Well-paid Oxfam staff seem more interested in expressing their right-on lefty opinions than in alleviating poverty. Hence their falling out with Scarlett Johansson because of her support for the SodaStream Israeli company that employed hundreds of Palestinians on higher salaries than those paid by Palestinian employers. I may be right of centre, but that's because I want the world to be better in practice rather than theory. My benchmark is effectiveness rather than high-sounding rhetoric, so although I'm an atheist I have a standing order to the Salvation Army because they're really good at dealing with the short-term problems that often plague people in trouble. And – unlike Oxfam – they don't try to indoctrinate me.

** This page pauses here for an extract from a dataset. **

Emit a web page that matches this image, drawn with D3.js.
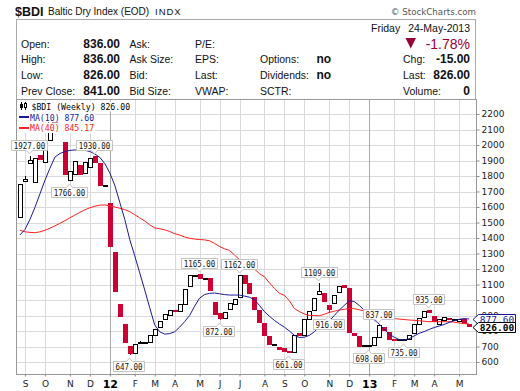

HL: I'm intrigued by that "well-paid staff" jab. Oxfam's chief executive is paid £119,560 – nearly five times the median British salary, for sure, but a comparatively low amount for someone responsible for 5,000 staff, thousands more volunteers and a budget of more than £360m. I dislike the idea that, unless you personally live in a shoebox and eat gruel, you can't campaign against poverty. We need charity bosses to be good at their jobs: if your benchmark is effectiveness, you'll be pleased that Oxfam has relatively low overheads for a charity of its size (just 9p in the pound). I think the grumpy Tory MPs complaining about the advert would have been better off echoing the prime minister's spokesman. His statement made clear he believes that austerity – or, as he called it, the deficit reduction plan – was necessary to restore economic growth. He didn't try to deny that and, as with any policy, there have been losers as well as winners. Charities must be free not just to identify an injustice, but also to talk about its causes. That might make us uncomfortable, but the alternatives – bland hand-wringing and shallow solutions – are far worse.
RDE: I wouldn't expect the head of Oxfam to subsist on gruel, but I'd like charity workers to see their jobs as vocations rather than a well-paid career providing both generous financial rewards and the opportunity to pontificate from the moral high ground. Their foot soldiers work for nothing. I'm glad you accept that any policy has losers as well as winners.
Why can't Oxfam accept that reality? And as Iraqis join the millions of desperate refugees, why is Oxfam training its guns on a well-meaning democratic government rather than persuading us to help the most wretched of the Earth?